According to the World Health Organization, it is estimated that, by 2020, up to 36 million people will die annually of tuberculosis (TB). The recent discovery of extensively- (XDR), extremely- (XXDR) and total- (TDR) drug resistant M.tb strains further aggravates this worldwide health problem making it an uncontrollable burden for the fight to control TB in endemic areas. Although current efforts are directed to the development of new therapies and vaccines, there is still a lack of understanding of how the environments that M.tb encounters during its path(s) of infection influence disease dynamics.
Jordi B. Torrelles, a scientist in Ohio State College of Medicine’s Department of Microbial Infection and Immunity, focuses his research on the biology of antimicrobial enzymes, called hydrolases, of the lung alveolar mucosa and their impact on the course of infection by altering the M.tb cell wall. Bacteria are deposited and settle in the alveolar spaces of the lungs when M.tb is transmitted through the air. It is believed that M.tb remains “static” during the first phase of infection, does not induce an immune response and is absorbed by non-activated macrophages, which are a subset of immune cells, located in the alveoli.
However, according to Torrelles and colleagues, they hypothesize that alveolar called hydrolases present in the human lung prompt an active phase by significantly altering the M.tb cell envelope during the first stages of infection and releasing bioactive cell wall fragments into the lung environment.
Torrelles’ research proposes to determine the structure of M.tb cell wall fragments released following exposure to the human alveolar hydrolases; determine how M.tb wall modifications and released cell wall fragments generated by alveolar hydrolases influence the establishment of M.tb infection using human primary alveolar compartment cells; and determine how M.tb cell wall modifications and released cell wall fragments generated by alveolar hydrolases influence the course of M.tb infection in vivo.

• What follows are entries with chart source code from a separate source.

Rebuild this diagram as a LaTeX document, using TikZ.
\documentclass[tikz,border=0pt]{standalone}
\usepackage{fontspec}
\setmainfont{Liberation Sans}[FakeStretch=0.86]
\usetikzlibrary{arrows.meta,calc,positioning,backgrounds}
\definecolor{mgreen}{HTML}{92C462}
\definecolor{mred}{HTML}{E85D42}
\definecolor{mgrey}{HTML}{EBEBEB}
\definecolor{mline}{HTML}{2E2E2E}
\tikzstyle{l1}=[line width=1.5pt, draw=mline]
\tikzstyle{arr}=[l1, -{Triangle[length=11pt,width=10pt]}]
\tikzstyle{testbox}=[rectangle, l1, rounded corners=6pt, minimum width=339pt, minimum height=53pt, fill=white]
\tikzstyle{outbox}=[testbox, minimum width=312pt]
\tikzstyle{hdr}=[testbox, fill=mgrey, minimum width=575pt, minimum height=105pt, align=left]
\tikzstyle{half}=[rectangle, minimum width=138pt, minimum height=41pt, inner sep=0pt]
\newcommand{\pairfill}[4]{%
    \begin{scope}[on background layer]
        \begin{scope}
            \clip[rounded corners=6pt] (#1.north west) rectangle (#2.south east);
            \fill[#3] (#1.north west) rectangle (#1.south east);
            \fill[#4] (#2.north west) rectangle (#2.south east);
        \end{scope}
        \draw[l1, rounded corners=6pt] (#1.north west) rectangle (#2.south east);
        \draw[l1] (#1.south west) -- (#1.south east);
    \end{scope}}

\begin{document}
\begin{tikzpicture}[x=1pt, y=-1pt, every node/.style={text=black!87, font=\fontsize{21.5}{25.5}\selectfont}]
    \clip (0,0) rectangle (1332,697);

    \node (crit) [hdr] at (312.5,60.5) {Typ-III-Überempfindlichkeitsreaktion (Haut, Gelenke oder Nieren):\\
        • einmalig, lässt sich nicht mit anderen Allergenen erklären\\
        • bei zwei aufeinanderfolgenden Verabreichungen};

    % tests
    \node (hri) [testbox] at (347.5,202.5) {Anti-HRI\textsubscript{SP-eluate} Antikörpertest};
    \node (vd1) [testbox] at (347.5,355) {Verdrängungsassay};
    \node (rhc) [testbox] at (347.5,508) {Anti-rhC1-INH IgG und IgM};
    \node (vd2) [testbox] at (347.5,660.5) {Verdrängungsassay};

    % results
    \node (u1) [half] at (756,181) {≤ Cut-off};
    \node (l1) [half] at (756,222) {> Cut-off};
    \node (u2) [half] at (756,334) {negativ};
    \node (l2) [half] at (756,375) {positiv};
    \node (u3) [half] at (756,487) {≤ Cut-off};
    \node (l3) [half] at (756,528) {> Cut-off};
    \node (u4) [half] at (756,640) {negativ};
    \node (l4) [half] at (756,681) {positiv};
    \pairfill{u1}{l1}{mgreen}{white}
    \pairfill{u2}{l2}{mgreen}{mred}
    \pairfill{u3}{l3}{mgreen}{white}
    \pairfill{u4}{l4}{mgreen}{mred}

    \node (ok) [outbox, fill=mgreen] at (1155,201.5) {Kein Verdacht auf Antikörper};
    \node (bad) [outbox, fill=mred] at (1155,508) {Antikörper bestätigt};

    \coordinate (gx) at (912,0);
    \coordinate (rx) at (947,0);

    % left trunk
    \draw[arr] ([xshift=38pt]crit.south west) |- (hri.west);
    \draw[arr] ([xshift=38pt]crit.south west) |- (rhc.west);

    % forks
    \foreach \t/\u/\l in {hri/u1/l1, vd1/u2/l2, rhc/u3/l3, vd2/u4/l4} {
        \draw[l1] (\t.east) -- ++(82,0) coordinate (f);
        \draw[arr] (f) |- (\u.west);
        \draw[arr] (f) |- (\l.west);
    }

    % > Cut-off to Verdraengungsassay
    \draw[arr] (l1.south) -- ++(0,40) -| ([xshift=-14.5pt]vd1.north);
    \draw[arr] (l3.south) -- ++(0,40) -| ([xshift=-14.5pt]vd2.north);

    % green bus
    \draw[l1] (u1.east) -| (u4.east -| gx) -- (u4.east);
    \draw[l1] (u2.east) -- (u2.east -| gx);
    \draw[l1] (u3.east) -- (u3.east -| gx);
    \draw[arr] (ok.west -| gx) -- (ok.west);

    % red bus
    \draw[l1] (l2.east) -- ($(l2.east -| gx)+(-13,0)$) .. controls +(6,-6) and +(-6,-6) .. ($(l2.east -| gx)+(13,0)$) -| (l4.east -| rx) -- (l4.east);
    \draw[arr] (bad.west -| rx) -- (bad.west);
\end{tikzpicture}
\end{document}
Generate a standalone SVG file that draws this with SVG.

Torrelles’ studies have the potential to add a new dimension to our basic understanding of macrophage-M.tb interactions in the lung mucosa. Identification of novel signatures on the M.tb cell surface and released fragments due to the action of human alveolar hydrolases may identify relevant cell targets that could be highly immunogenic vaccine candidates. Data gained from this award will also provide the background to establish if down- or up-regulation of alveolar hydrolases could serve as therapy to better handle infection, and add more information about the little known role of the human lung environment in M.tb pathogenesis in vivo.